Dr Brennan adopted an ‘artist-centric’ and mathematical perspective towards interlace in a lecture that featured close analysis of images and ad hoc freehand drawings by the speaker.
Artists and craftsmen from the early-medieval period were not beholden to any one form of interlace and swapped between plaitwork and broken plaitwork at will, sometimes within the same panel design. Uniformity in design was rare – unpredictability was ‘the name of the game’. Some designs could appear erratic, with ‘extra loops’ and ‘loose ends’ found in knotwork, as shown in the Rogart brooch (below).

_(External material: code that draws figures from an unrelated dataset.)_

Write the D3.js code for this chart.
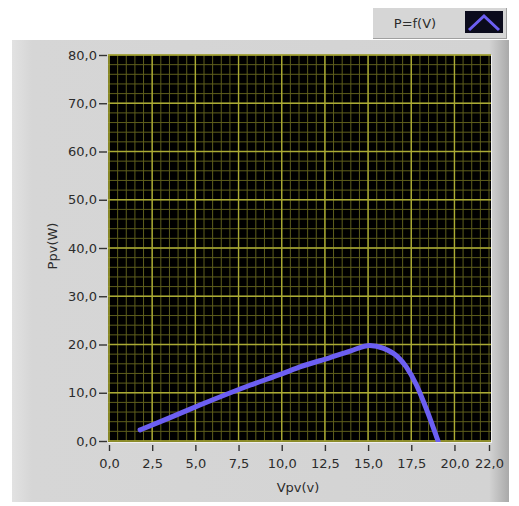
<!DOCTYPE html>
<html>
<head>
<meta charset="utf-8">
<script src="https://cdn.jsdelivr.net/npm/d3@7"></script>
<style>
  html, body { margin: 0; padding: 0; background: #ffffff; }
  svg { display: block; }
  text { font-family: "DejaVu Sans", Verdana, sans-serif; fill: #2c2c2c; }
</style>
</head>
<body>
<svg id="chart" width="519" height="506"></svg>
<script>
// PV panel power curve P = f(V)
const voltage = [1.8, 3.5, 5.3, 8.2, 10.0, 11.1, 12.8, 14.0, 15.1, 15.9, 16.7, 17.2, 17.8, 18.4, 19.05];
const power   = [2.3, 4.8, 7.5, 11.6, 13.9, 15.4, 17.3, 18.7, 19.8, 19.2, 17.5, 15.4, 11.6, 6.4, 0.0];

const xTicks = [0, 2.5, 5, 7.5, 10, 12.5, 15, 17.5, 20, 22];
const yTicks = [0, 10, 20, 30, 40, 50, 60, 70, 80];
const seriesName = "P=f(V)";
const xTitle = "Vpv(v)";
const yTitle = "Ppv(W)";

const svg = d3.select("#chart");
const defs = svg.append("defs");

// panel shading: light left edge, darker shadow on the right
const grad = defs.append("linearGradient").attr("id", "panelGrad")
  .attr("x1", "0").attr("x2", "1").attr("y1", "0").attr("y2", "0");
grad.append("stop").attr("offset", "0%").attr("stop-color", "#e2e2e2");
grad.append("stop").attr("offset", "4%").attr("stop-color", "#d6d6d6");
grad.append("stop").attr("offset", "96%").attr("stop-color", "#d3d3d3");
grad.append("stop").attr("offset", "100%").attr("stop-color", "#a9a9a9");

svg.append("rect").attr("x", 12).attr("y", 40).attr("width", 497).attr("height", 462)
  .attr("fill", "url(#panelGrad)");

// legend box
const lg = svg.append("g");
lg.append("rect").attr("x", 373).attr("y", 8).attr("width", 134).attr("height", 31)
  .attr("fill", "#d6d6d6");
lg.append("line").attr("x1", 373).attr("x2", 507).attr("y1", 38.5).attr("y2", 38.5)
  .attr("stroke", "#a0a0a0");
lg.append("line").attr("x1", 506.5).attr("x2", 506.5).attr("y1", 8).attr("y2", 39)
  .attr("stroke", "#a0a0a0");
lg.append("text").attr("x", 415).attr("y", 28).attr("text-anchor", "middle")
  .attr("font-size", 13).text(seriesName);
lg.append("rect").attr("x", 465).attr("y", 11).attr("width", 38).attr("height", 22)
  .attr("fill", "#0b0b1c");

const margin = { left: 109, right: 489, top: 55, bottom: 441 };
const x = d3.scaleLinear().domain([0, 22]).range([margin.left, margin.right]);
const y = d3.scaleLinear().domain([0, 80]).range([margin.bottom, margin.top]);

// legend swatch drawn as a small chevron of the series line
lg.append("path")
  .attr("d", d3.line()([[469, 30], [484, 16], [499, 30]]))
  .attr("fill", "none").attr("stroke", "#6c5ff2").attr("stroke-width", 3);

// plot background
svg.append("rect").attr("x", 108).attr("y", 55).attr("width", 383).attr("height", 387)
  .attr("fill", "#000000");

// minor grid
const gridG = svg.append("g");
const xMinor = d3.range(0, 22.001, 0.5);
const yMinor = d3.range(0, 80.001, 2);
gridG.selectAll("line.xm").data(xMinor).join("line")
  .attr("x1", d => x(d)).attr("x2", d => x(d))
  .attr("y1", margin.top).attr("y2", margin.bottom)
  .attr("stroke", "#5e5e1c").attr("stroke-width", 1);
gridG.selectAll("line.ym").data(yMinor).join("line")
  .attr("y1", d => y(d)).attr("y2", d => y(d))
  .attr("x1", margin.left - 1).attr("x2", margin.right + 2)
  .attr("stroke", "#5e5e1c").attr("stroke-width", 1);

// major grid
const xMajor = d3.range(0, 22.001, 2.5);
gridG.selectAll("line.xM").data(xMajor).join("line")
  .attr("x1", d => x(d)).attr("x2", d => x(d))
  .attr("y1", margin.top).attr("y2", margin.bottom)
  .attr("stroke", "#abab34").attr("stroke-width", 1.4);
gridG.selectAll("line.yM").data(yTicks).join("line")
  .attr("y1", d => y(d)).attr("y2", d => y(d))
  .attr("x1", margin.left - 1).attr("x2", margin.right + 2)
  .attr("stroke", "#abab34").attr("stroke-width", 1.4);

// inset frame edges
svg.append("line").attr("x1", 491.5).attr("x2", 491.5).attr("y1", 55).attr("y2", 443)
  .attr("stroke", "#f0f0f0");
svg.append("line").attr("x1", 108).attr("x2", 492).attr("y1", 442.5).attr("y2", 442.5)
  .attr("stroke", "#efefef");

// series line, clipped to the plot area
defs.append("clipPath").attr("id", "plotClip")
  .append("rect").attr("x", 108).attr("y", 55).attr("width", 383).attr("height", 387);
const pts = voltage.map((v, i) => [v, power[i]]);
svg.append("path").datum(pts)
  .attr("clip-path", "url(#plotClip)")
  .attr("d", d3.line().x(d => x(d[0])).y(d => y(d[1])).curve(d3.curveMonotoneX))
  .attr("fill", "none").attr("stroke", "#6c5ff2").attr("stroke-width", 5)
  .attr("stroke-linecap", "round").attr("stroke-linejoin", "round");

// axes with comma decimal separator
const locale = d3.formatLocale({ decimal: ",", thousands: ".", grouping: [3], currency: ["", ""] });
const fmt = locale.format(".1f");

const yAxis = svg.append("g").attr("transform", "translate(107,0)")
  .call(d3.axisLeft(y).tickValues(yTicks).tickFormat(fmt).tickSize(8).tickPadding(2));
yAxis.select(".domain").remove();
yAxis.selectAll("line").attr("stroke", "#333").attr("stroke-width", 1.4);
yAxis.selectAll("text").attr("font-size", 13).attr("fill", "#2c2c2c")
  .attr("font-family", "DejaVu Sans, Verdana, sans-serif");

const xAxis = svg.append("g").attr("transform", "translate(0,445)")
  .call(d3.axisBottom(x).tickValues(xTicks).tickFormat(fmt).tickSize(6).tickPadding(8));
xAxis.select(".domain").remove();
xAxis.selectAll("line").attr("stroke", "#333").attr("stroke-width", 1.4);
xAxis.selectAll("text").attr("font-size", 13).attr("fill", "#2c2c2c")
  .attr("font-family", "DejaVu Sans, Verdana, sans-serif");

// axis titles
svg.append("text").attr("x", 298).attr("y", 492).attr("text-anchor", "middle")
  .attr("font-size", 13).text(xTitle);
svg.append("text").attr("transform", "translate(57,246) rotate(-90)")
  .attr("text-anchor", "middle").attr("font-size", 13).text(yTitle);
</script>
</body>
</html>
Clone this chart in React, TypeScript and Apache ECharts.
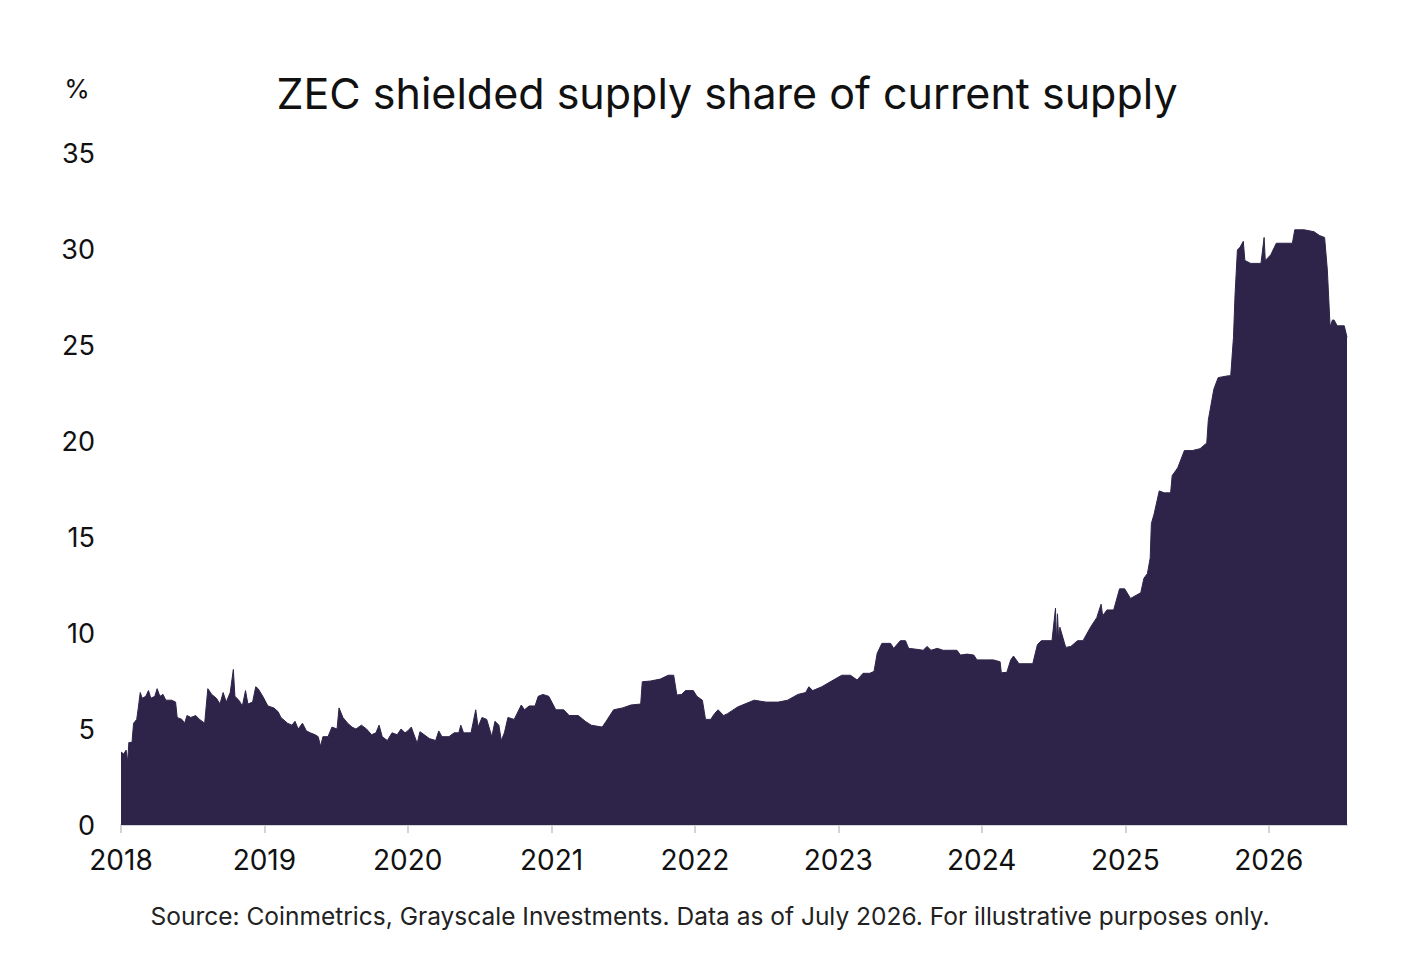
import React, { useEffect, useRef } from "react";
import * as echarts from "echarts";

const TITLE = "ZEC shielded supply share of current supply";
const SOURCE = "Source: Coinmetrics, Grayscale Investments. Data as of July 2026. For illustrative purposes only.";
const Y_UNIT = "%";
const YEAR_TICKS = [2018, 2019, 2020, 2021, 2022, 2023, 2024, 2025, 2026];
const X_MIN = "2018-01-01";
const X_MAX = "2026-07-19";

const dates2018_2019: string[] = [
  "2018-01-01","2018-01-08","2018-01-14","2018-01-18","2018-01-21","2018-01-29","2018-02-02","2018-02-10",
  "2018-02-14","2018-02-19","2018-02-24","2018-03-05","2018-03-12","2018-03-18","2018-03-28","2018-04-03",
  "2018-04-10","2018-04-18","2018-04-25","2018-05-10","2018-05-20","2018-05-24","2018-06-05","2018-06-12",
  "2018-06-18","2018-06-28","2018-07-10","2018-07-20","2018-08-02","2018-08-10","2018-08-20","2018-09-01",
  "2018-09-10","2018-09-18","2018-09-26","2018-10-06","2018-10-14","2018-10-18","2018-10-28","2018-11-06",
  "2018-11-14","2018-11-20","2018-12-02","2018-12-10","2018-12-16","2018-12-28","2019-01-10","2019-01-25",
  "2019-02-05","2019-02-12","2019-03-01","2019-03-12","2019-03-20","2019-03-28","2019-04-08","2019-04-18",
  "2019-04-28","2019-05-10","2019-05-18","2019-05-24","2019-05-30","2019-06-12","2019-06-22","2019-07-05",
  "2019-07-10","2019-07-20","2019-08-01","2019-08-12","2019-08-22","2019-09-05","2019-09-18","2019-10-01",
  "2019-10-12","2019-10-20","2019-10-28","2019-11-10","2019-11-22","2019-12-05","2019-12-15","2019-12-25",
];
const values2018_2019: number[] = [
  3.8,3.7,3.9,3.3,4.3,4.3,5.3,5.5,
  6.1,6.9,6.6,6.7,7.0,6.6,6.7,7.1,
  6.7,6.8,6.5,6.5,6.4,5.6,5.5,5.3,
  5.7,5.6,5.7,5.5,5.3,7.1,6.8,6.6,
  6.3,6.9,6.4,6.9,8.1,6.7,6.5,6.2,
  7.0,6.3,6.4,7.2,7.1,6.7,6.2,6.1,
  5.9,5.6,5.3,5.2,5.4,5.0,5.3,4.9,
  4.8,4.7,4.6,4.1,4.6,4.6,5.1,5.0,
  6.1,5.6,5.3,5.1,5.0,5.2,5.0,4.7,
  4.8,5.2,4.6,4.4,4.8,4.7,5.0,4.8,
];

const dates2020_2022: string[] = [
  "2020-01-01","2020-01-10","2020-01-25","2020-02-01","2020-02-12","2020-02-25","2020-03-12","2020-03-20",
  "2020-03-28","2020-04-15","2020-04-28","2020-05-10","2020-05-15","2020-05-22","2020-06-10","2020-06-15",
  "2020-06-22","2020-06-28","2020-07-08","2020-07-20","2020-08-02","2020-08-10","2020-08-20","2020-08-26",
  "2020-09-03","2020-09-12","2020-09-28","2020-10-16","2020-10-24","2020-11-05","2020-11-20","2020-11-28",
  "2020-12-10","2020-12-25","2021-01-12","2021-02-01","2021-02-15","2021-03-10","2021-03-28","2021-04-12",
  "2021-05-10","2021-05-20","2021-06-08","2021-07-01","2021-07-22","2021-08-16","2021-08-20","2021-09-10",
  "2021-10-05","2021-10-25","2021-11-08","2021-11-16","2021-11-28","2021-12-08","2021-12-28","2022-01-06",
  "2022-01-20","2022-01-28","2022-02-10","2022-02-20","2022-03-01","2022-03-15","2022-03-25","2022-04-20",
  "2022-05-20","2022-06-01","2022-07-01","2022-08-01","2022-08-25","2022-09-20","2022-10-10","2022-10-18",
  "2022-10-28","2022-11-20","2022-12-15",
];
const values2020_2022: number[] = [
  4.9,5.1,4.25,4.86,4.7,4.5,4.4,4.9,
  4.6,4.6,4.8,4.8,5.2,4.8,4.8,5.3,
  6.0,5.1,5.6,5.5,4.6,5.4,5.2,4.4,
  4.8,5.6,5.5,6.25,6.0,6.2,6.2,6.7,
  6.8,6.7,6.0,6.0,5.7,5.7,5.4,5.2,
  5.1,5.4,6.0,6.1,6.25,6.3,7.46,7.5,
  7.6,7.8,7.8,6.77,6.8,7.0,7.0,6.7,
  6.5,5.5,5.5,5.8,6.0,5.7,5.8,6.15,
  6.4,6.5,6.4,6.4,6.5,6.8,6.9,7.2,
  7.0,7.2,7.5,
];

const dates2023_2024: string[] = [
  "2023-01-10","2023-02-01","2023-02-18","2023-03-05","2023-03-22","2023-04-02","2023-04-10","2023-04-22",
  "2023-05-14","2023-05-22","2023-06-08","2023-06-21","2023-06-29","2023-07-20","2023-08-05","2023-08-15",
  "2023-08-25","2023-09-10","2023-09-25","2023-10-15","2023-10-30","2023-11-08","2023-11-25","2023-12-12",
  "2023-12-20","2024-01-10","2024-01-31","2024-02-17","2024-02-20","2024-03-05","2024-03-15","2024-03-22",
  "2024-04-05","2024-05-10","2024-05-22","2024-06-01","2024-06-28","2024-07-07","2024-07-09","2024-07-12",
  "2024-07-15","2024-07-18","2024-08-02","2024-08-15","2024-09-01","2024-09-15","2024-10-04","2024-10-20",
  "2024-10-31","2024-11-04","2024-11-15","2024-12-02","2024-12-17","2024-12-30",
];
const values2023_2024: number[] = [
  7.8,7.8,7.55,7.9,7.9,8.0,8.94,9.46,
  9.46,9.2,9.6,9.6,9.2,9.15,9.1,9.3,
  9.1,9.2,9.1,9.1,9.1,8.85,8.9,8.85,
  8.6,8.6,8.6,8.5,7.93,7.95,8.6,8.8,
  8.4,8.4,9.4,9.6,9.6,11.3,9.4,11.0,
  9.6,10.3,9.25,9.3,9.6,9.6,10.3,10.8,
  11.5,10.9,11.2,11.2,12.3,12.3,
];

const dates2025_2026: string[] = [
  "2025-01-14","2025-02-09","2025-02-17","2025-02-26","2025-03-05","2025-03-08","2025-03-15","2025-03-28",
  "2025-04-10","2025-04-26","2025-04-30","2025-05-14","2025-05-31","2025-06-20","2025-07-10","2025-07-27",
  "2025-07-31","2025-08-14","2025-08-25","2025-09-20","2025-09-26","2025-10-03","2025-10-07","2025-10-13",
  "2025-10-20","2025-10-28","2025-11-01","2025-11-16","2025-12-12","2025-12-20","2025-12-23","2026-01-06",
  "2026-01-20","2026-03-02","2026-03-08","2026-04-01","2026-04-26","2026-05-10","2026-05-23","2026-05-30",
  "2026-06-06","2026-06-12","2026-06-16","2026-06-24","2026-07-12","2026-07-19",
];
const values2025_2026: number[] = [
  11.8,12.1,12.85,13.1,13.9,15.7,16.2,17.4,
  17.3,17.3,18.2,18.6,19.5,19.5,19.6,19.9,
  21.1,22.7,23.3,23.4,23.4,25.4,27.6,29.95,
  30.1,30.4,29.4,29.25,29.25,30.6,29.4,29.7,
  30.3,30.3,31.0,31.0,30.9,30.7,30.6,28.9,
  25.95,26.3,26.3,26.0,26.0,25.4,
];

const allDates = [...dates2018_2019, ...dates2020_2022, ...dates2023_2024, ...dates2025_2026];
const allValues = [...values2018_2019, ...values2020_2022, ...values2023_2024, ...values2025_2026];

const FONT = "Inter, 'Noto Sans', sans-serif";
const FILL = "#2e2449";

const ts = (d: string) => new Date(d + "T00:00:00Z").getTime();

export default function App() {
  const ref = useRef<HTMLDivElement>(null);
  useEffect(() => {
    document.body.style.margin = "0";
    if (!ref.current) return;
    const chart = echarts.init(ref.current, null, { renderer: "svg" });
    const yearValues = YEAR_TICKS.map((y) => Date.UTC(y, 0, 1));
    const data = allDates.map((d, i) => [ts(d), allValues[i]]);
    chart.setOption({
      animation: false,
      backgroundColor: "#ffffff",
      textStyle: { fontFamily: FONT },
      grid: { left: 121, right: 75, top: 153, bottom: 141, containLabel: false },
      graphic: [
        {
          type: "text",
          x: 727,
          y: 93,
          style: {
            text: TITLE,
            font: `400 43px ${FONT}`,
            fill: "#111111",
            textAlign: "center",
            textVerticalAlign: "middle",
          },
        },
        {
          type: "text",
          x: 77,
          y: 88,
          style: {
            text: Y_UNIT,
            font: `400 26px ${FONT}`,
            fill: "#111111",
            textAlign: "center",
            textVerticalAlign: "middle",
          },
        },
        {
          type: "text",
          x: 710,
          y: 916,
          style: {
            text: SOURCE,
            font: `400 24.5px ${FONT}`,
            fill: "#222222",
            textAlign: "center",
            textVerticalAlign: "middle",
          },
        },
      ],
      xAxis: {
        type: "value",
        min: ts(X_MIN),
        max: ts(X_MAX),
        axisLine: { show: true, lineStyle: { color: "#d3d3d6", width: 2 } },
        axisTick: {
          show: true,
          customValues: yearValues,
          length: 8,
          lineStyle: { color: "#d3d3d6", width: 2 },
        },
        axisLabel: {
          customValues: yearValues,
          formatter: (v: number) => String(new Date(v + 43200000).getUTCFullYear()),
          fontSize: 28,
          color: "#111111",
          margin: 21,
          fontFamily: FONT,
        },
        splitLine: { show: false },
      },
      yAxis: {
        type: "value",
        min: 0,
        max: 35,
        interval: 5,
        axisLine: { show: false },
        axisTick: { show: false },
        splitLine: { show: false },
        axisLabel: { fontSize: 27, color: "#111111", margin: 26, fontFamily: FONT },
      },
      series: [
        {
          type: "line",
          data,
          showSymbol: false,
          symbol: "none",
          lineStyle: { width: 1, color: FILL },
          areaStyle: { color: FILL, opacity: 1 },
          silent: true,
        },
      ],
    });
    return () => chart.dispose();
  }, []);
  return <div ref={ref} style={{ width: 1422, height: 966 }} />;
}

On the famous Hunterston brooch, made in the ‘Irish style’ in the 8th century, the artist used both mirror symmetry and rotational symmetry in panel designs. There is no evidence for formalization of all the available symmetry types, but there was certainly exploitation and experimentation.
Craftsmen may have flexed their intellectual muscles by swapping interlace puzzles and challenges. Many of these individuals would have been highly intelligent, but had missed out on formal education.
Summary by Ross Crawford (PhD Researcher)
This seminar concluded our series for the academic year. We will return with a new series in September.